Lo primero que nos dice este autor es que la pedagogía y el método no son neutrales, sino que parten de una opción moral del profesorado. La docencia se convierte en una acción ética que puede dirigir hacia la libertad del alumnado, cuando hay un compromiso inquebrantable para llevar a las personas de nuestra clase a una mayor libertad. A lo largo de la entrada, y siguiendo al autor, la moral se refiere a las decisiones individuales y la ética siempre hace referencia a la existencia de una comunidad.

La libertad se define en este contexto como una posibilidad de mirar la realidad con tus propios ojos, encontrar tu lugar y, más importante todavía, saber nombrar tus barreras y límites para, junto con otros, superarlas. La libertad no es sólo un regalo, algo inerte, recibido, aceptado. Siempre es un desafío. No es lo mismo que autonomía, ya que impulsa a actuar más allá de la resignación. Es una fuerza en movimiento: debe ser elegida para ver de manera auténtica y real.

Del mismo modo, la educación nos impele a un conocimiento mayor, y permite a los alumnos y maestros convertirse en personan más conscientemente humanas. Por eso debe empujar a la iniciativa y el coraje, en lugar de a la obediencia y la conformidad. 

Éste es el concepto de educación que nos propone: estamos en un viaje como peregrinos, no turistas. Hay más que leer, escuchar y ver. Más que descubrir. Más que reparar y reconstruir, que crear. Más que hacer.

Las educación siempre sucede en un entorno social, una comunidad o sociedad. Y por eso la escuela implica llevar a los jóvenes a un universo entero de orden social. Así que como educadores debemos abrir los ojos a esto: ¿Cuál es el orden social existente? ¿Cómo garantizamos, defendemos o justificamos el mundo tal y como es? ¿A qué nos oponemos o resistimos? ¿Qué alternativas son posible?

En el aula, trasladamos una ética que es práctica cotidiana. Los principios universales ayudan: “No mientas”. “Practica lo que predicas”. Porque los principios nos animan a mirar críticamente a las cosas tal y como son. Por eso el autor nos invita a una imaginación moral: ¿Cómo se siente la otra persona? Pero ni los principios universales ni la imaginación son suficientes para resolver cada pequeño tema, porque la toma de decisiones siempre implica opciones fundamentales anteriores al que ningún sistema o gurú nos puede dar la respuesta absoluta.

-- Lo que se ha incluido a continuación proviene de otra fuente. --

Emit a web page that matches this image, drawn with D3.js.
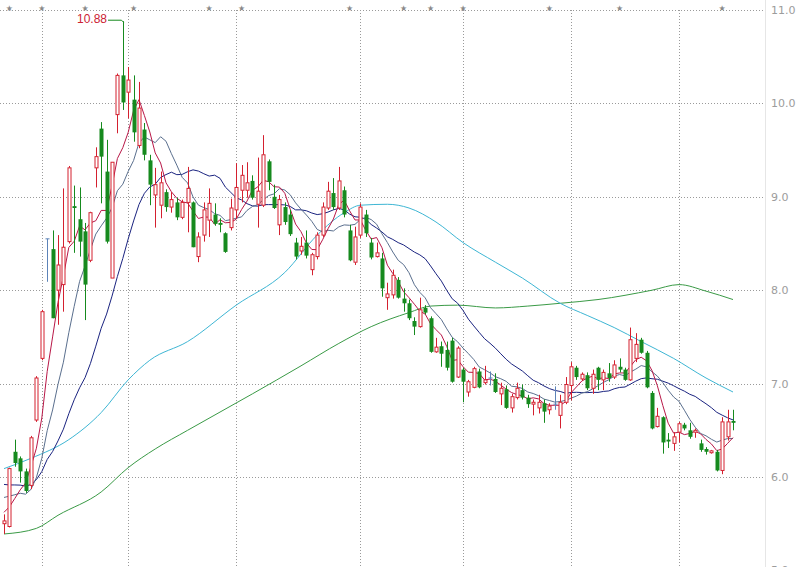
<!DOCTYPE html>
<html><head><meta charset="utf-8">
<script src="https://cdn.jsdelivr.net/npm/d3@7"></script>
<style>body{margin:0;background:#fff}svg{display:block}</style>
</head><body>
<svg id="c" width="802" height="567"></svg>
<script>
// ---- data ----
const opens  = [5.50,5.47,6.27,6.20,6.06,5.91,6.61,7.27,8.55,8.44,8.00,8.06,8.52,8.90,8.76,8.63,8.32,9.31,9.73,9.27,8.13,9.88,10.30,10.12,10.04,9.55,9.72,9.39,9.02,8.91,9.05,8.89,8.94,8.78,8.94,8.94,8.36,8.59,8.75,8.81,8.72,8.61,8.67,8.86,9.07,9.07,9.17,8.92,8.91,9.38,9.00,8.70,8.89,8.81,8.51,8.42,8.51,8.22,8.36,8.59,8.88,9.04,8.88,9.07,8.64,8.30,8.59,8.81,8.51,8.36,8.34,7.92,7.95,8.11,7.91,7.86,7.67,7.61,7.81,7.70,7.34,7.40,7.36,7.46,7.07,7.15,6.91,6.96,7.13,7.01,7.06,7.05,6.89,6.94,6.74,6.85,6.93,6.85,6.78,6.74,6.79,6.72,6.78,6.66,6.80,6.98,7.17,7.05,7.09,6.95,7.17,7.04,7.11,7.07,7.18,7.15,7.04,7.27,7.47,7.33,6.90,6.54,6.64,6.40,6.36,6.48,6.56,6.50,6.48,6.36,6.30,6.26,6.27,6.07,6.43,6.60];
const highs  = [5.60,6.10,6.40,6.22,6.09,6.44,7.08,7.79,8.55,8.64,8.59,9.09,9.33,9.12,9.10,8.72,8.84,9.53,9.80,9.61,9.37,10.32,10.88,10.39,10.30,10.23,9.79,9.45,9.31,9.27,9.08,9.05,8.99,8.97,9.32,8.95,8.62,8.94,9.09,8.93,8.77,8.62,8.98,9.36,9.34,9.37,9.23,9.42,9.66,9.40,9.13,9.02,8.94,8.86,8.56,8.57,8.64,8.40,8.62,8.94,9.16,9.20,9.32,9.11,8.70,8.68,8.93,8.86,8.56,8.51,8.40,8.08,8.22,8.14,8.02,7.90,7.71,7.92,7.84,7.72,7.49,7.45,7.45,7.49,7.40,7.17,7.04,7.18,7.16,7.19,7.13,7.11,7.01,6.98,6.89,7.01,6.99,6.88,6.83,6.88,6.83,6.79,6.97,6.88,7.07,7.23,7.19,7.12,7.12,7.15,7.18,7.15,7.22,7.25,7.27,7.17,7.60,7.54,7.49,7.35,6.92,6.74,6.65,6.47,6.48,6.59,6.58,6.58,6.52,6.40,6.32,6.29,6.29,6.64,6.72,6.72];
const lows   = [5.39,5.46,6.11,5.94,5.83,5.87,6.59,7.25,8.09,7.70,7.63,7.77,8.50,8.40,8.36,7.68,8.30,9.10,8.93,8.50,8.13,9.68,9.93,9.84,9.59,9.52,9.39,8.91,8.67,8.77,8.84,8.83,8.75,8.76,8.62,8.46,8.30,8.52,8.57,8.69,8.62,8.40,8.64,8.77,8.94,8.99,8.97,8.67,8.89,9.07,8.87,8.59,8.70,8.58,8.33,8.38,8.34,8.16,8.33,8.57,8.86,8.86,8.86,8.78,8.31,8.27,8.56,8.57,8.33,8.35,7.93,7.79,7.91,7.91,7.77,7.68,7.52,7.60,7.74,7.33,7.33,7.18,7.14,7.01,7.06,6.80,6.86,6.95,6.95,6.99,6.98,6.90,6.77,6.73,6.69,6.83,6.83,6.74,6.66,6.68,6.58,6.67,6.72,6.52,6.78,6.82,7.04,7.03,6.93,6.89,6.93,6.93,7.02,7.05,7.12,7.03,7.03,7.23,7.32,6.95,6.51,6.53,6.25,6.31,6.28,6.37,6.50,6.41,6.42,6.27,6.24,6.25,6.06,6.03,6.39,6.50];
const closes = [5.53,6.09,6.15,6.06,5.85,6.42,7.06,7.77,8.55,7.70,8.27,8.46,9.31,8.88,8.52,8.06,8.83,9.43,9.43,8.52,9.37,10.30,10.01,10.25,9.69,9.95,9.45,9.13,9.13,9.15,8.89,8.97,8.78,8.94,9.09,8.46,8.57,8.86,8.93,8.71,8.70,8.41,8.88,9.10,9.23,9.15,8.99,9.06,9.45,9.16,8.88,8.97,8.73,8.60,8.36,8.47,8.37,8.38,8.59,8.89,9.06,8.89,9.17,8.81,8.32,8.57,8.89,8.61,8.35,8.40,8.02,7.96,8.16,7.92,7.86,7.70,7.61,7.79,7.76,7.34,7.39,7.32,7.17,7.02,7.38,7.02,7.02,7.16,6.96,7.04,7.06,6.91,6.95,6.74,6.86,6.95,6.85,6.78,6.80,6.80,6.70,6.76,6.78,6.80,6.99,7.18,7.07,7.10,6.95,7.10,7.04,7.12,7.06,7.20,7.15,7.04,7.47,7.42,7.33,6.96,6.52,6.65,6.37,6.38,6.43,6.57,6.52,6.43,6.50,6.29,6.27,6.28,6.07,6.59,6.59,6.58];
// closes before the first visible day (estimated, used only for the short moving averages)
const priorCloses = [6.20,6.15,6.10,6.05,6.10,6.00,6.05,5.95,6.00,6.00,5.95,6.00,5.90,5.95,5.90,5.80,5.70,5.60,5.48];
// long moving averages: [day index, value]
const ma60Points  = [[0,6.09],[5,6.20],[12,6.40],[18,6.69],[23,7.04],[27,7.25],[34,7.45],[43,7.84],[52,8.19],[58,8.59],[63,8.83],[66,8.91],[71,8.92],[75,8.88],[80,8.73],[85,8.51],[91,8.30],[96,8.13],[103,7.86],[108,7.73],[113,7.60],[118,7.45],[124,7.27],[130,7.06],[135,6.91]];
const ma120Points = [[0,5.39],[6,5.45],[10,5.59],[18,5.84],[23,6.10],[28,6.30],[34,6.50],[46,6.89],[55,7.19],[62,7.43],[68,7.61],[75,7.76],[79,7.83],[84,7.84],[91,7.81],[97,7.83],[103,7.86],[110,7.90],[120,8.00],[125,8.06],[130,7.99],[135,7.90]];
const monthStartIdx = [7,23,43,66,85,105,125];
const markerIdx = [1,7,15,24,38,44,64,74,79,85,101,114,133];
const yTicks = [5,6,7,8,9,10,11];
const peakIdx = 22;
const peakLabel = "10.88";

// ---- drawing ----
const W = 802, H = 567;
const svg = d3.select("#c");
const x = d3.scaleLinear().domain([0, closes.length - 1]).range([4, 733]);
const y = d3.scaleLinear().domain([5, 11]).range([570.4, 10]);
const plotRight = 765;

const RED = "#d4202f", GREEN = "#168a1e", DOJI = "#5d83b8";

// grid
const grid = svg.append("g");
grid.selectAll("line.h").data(yTicks).join("line")
  .attr("x1", 0).attr("x2", plotRight)
  .attr("y1", d => Math.round(y(d)) + 0.5).attr("y2", d => Math.round(y(d)) + 0.5)
  .attr("stroke", "#9a9a9a").attr("stroke-dasharray", "1,2");
grid.selectAll("line.v").data(monthStartIdx).join("line")
  .attr("x1", d => Math.round(x(d)) + 0.5).attr("x2", d => Math.round(x(d)) + 0.5)
  .attr("y1", y(11)).attr("y2", H)
  .attr("stroke", "#9a9a9a").attr("stroke-dasharray", "1,2");

// right separator
svg.append("line").attr("x1", plotRight + 0.5).attr("x2", plotRight + 0.5)
  .attr("y1", 0).attr("y2", H).attr("stroke", "#e6e6e6");

// y axis
const yAxis = d3.axisRight(y).tickValues(yTicks).tickFormat(d3.format(".1f")).tickSize(0).tickPadding(6);
const ga = svg.append("g").attr("transform", `translate(${plotRight},0)`).call(yAxis);
ga.select(".domain").remove();
ga.selectAll("text").attr("fill", "#9c9c9c").attr("font-family", "DejaVu Sans").attr("font-size", 11);

// markers
svg.append("g").selectAll("text").data(markerIdx).join("text")
  .attr("x", d => x(d)).attr("y", 8).attr("text-anchor", "middle").attr("dominant-baseline", "middle")
  .attr("font-size", 8).attr("fill", "#8a8a8a").attr("font-family", "DejaVu Sans").text("\u2605");

// moving averages
const allCloses = priorCloses.concat(closes);
const P = priorCloses.length;
function ma(n) {
  return closes.map((_, i) => d3.mean(allCloses.slice(P + i - n + 1, P + i + 1)));
}
const lineIdx = d3.line().x((d, i) => x(i)).y(d => y(d));
const linePts = d3.line().x(d => x(d[0])).y(d => y(d[1])).curve(d3.curveMonotoneX);
const maG = svg.append("g").attr("fill", "none").attr("stroke-width", 1);
maG.append("path").attr("d", linePts(ma120Points)).attr("stroke", "#3a9a46");
maG.append("path").attr("d", linePts(ma60Points)).attr("stroke", "#3eb6d4");
maG.append("path").attr("d", lineIdx(ma(20))).attr("stroke", "#1a2380");
maG.append("path").attr("d", lineIdx(ma(10))).attr("stroke", "#5a6f8e");
maG.append("path").attr("d", lineIdx(ma(5))).attr("stroke", "#b81747");

// candles
const cg = svg.append("g");
closes.forEach((c, i) => {
  const o = opens[i], h = highs[i], l = lows[i];
  const cx = Math.round(x(i));
  const wx = cx + 0.5;
  const top = y(Math.max(o, c)), bot = y(Math.min(o, c));
  if (Math.abs(c - o) < 0.005) {
    cg.append("line").attr("x1", wx).attr("x2", wx).attr("y1", y(h)).attr("y2", y(l)).attr("stroke", DOJI);
    cg.append("line").attr("x1", cx - 1.5).attr("x2", cx + 2.5).attr("y1", top).attr("y2", top).attr("stroke", DOJI);
  } else if (c > o) {
    cg.append("line").attr("x1", wx).attr("x2", wx).attr("y1", y(h)).attr("y2", top).attr("stroke", RED);
    cg.append("line").attr("x1", wx).attr("x2", wx).attr("y1", bot).attr("y2", y(l)).attr("stroke", RED);
    cg.append("rect").attr("x", cx - 1).attr("y", top).attr("width", 3).attr("height", Math.max(1, bot - top))
      .attr("fill", "#fff").attr("stroke", RED).attr("stroke-width", 1);
  } else {
    cg.append("line").attr("x1", wx).attr("x2", wx).attr("y1", y(h)).attr("y2", y(l)).attr("stroke", GREEN);
    cg.append("rect").attr("x", cx - 1.5).attr("y", top).attr("width", 4).attr("height", Math.max(1, bot - top))
      .attr("fill", GREEN);
  }
});

// peak annotation
const px = Math.round(x(peakIdx)) + 0.5, py = y(highs[peakIdx]);
svg.append("path").attr("d", `M108,${py - 1} H${px - 2} L${px},${py + 1}`)
  .attr("fill", "none").attr("stroke", GREEN).attr("stroke-width", 1);
svg.append("text").attr("x", 107).attr("y", py - 1).attr("text-anchor", "end").attr("dominant-baseline", "middle")
  .attr("font-family", "Liberation Sans, Arial").attr("font-size", 12).attr("fill", "#cc2233").text(peakLabel);
</script>
</body></html>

Por ejemplo, si Pepe es un alumno absentista que falta mucho a clase, la pregunta: ¿Ha venido Pepe hoy? puede señalar en el fondo: ¿cuál es su experiencia de la escuela? ¿Qué piensa del grupo y qué necesitaría? Porque al tratar con personas, trabajamos con la tensión entre la realidad y la posibilidad. Hannah Arendt en 1968 decía: “La Educación es el punto en el que decidimos si amamos el mundo lo suficiente para tomar responsabilidad de él”.

En el fondo, el autor nos anima a construir en clase “islas de decencia”. Escucha. Mira a cada persona como un individuo, no como representante de un colectivo. Respeta el silencio. Aprende a vivir con preguntas que no tienen fácil respuesta. Pregunta primero, habla después. Sé consciente de la manera en que empleas las palabras: “nosotros”, “ellos” y “tú”.

Este compromiso implica mirar a los alumnos como personas. Una fuente de información sobre sí mismos. Un ejemplo: en sus años trabajando en escuelas difíciles, nunca escuchó a alguien definirse como persona “en riesgo de”. “Hola, soy Ana y estoy en riesgo de”. Por eso, debemos crear un espacio donde la voz de cada persona tenga valor, sus experiencias admitidas, sus vidas valoradas. Tu lugar está en esta mesa, siéntate con los otros. Este es el lugar donde comprendemos el mundo.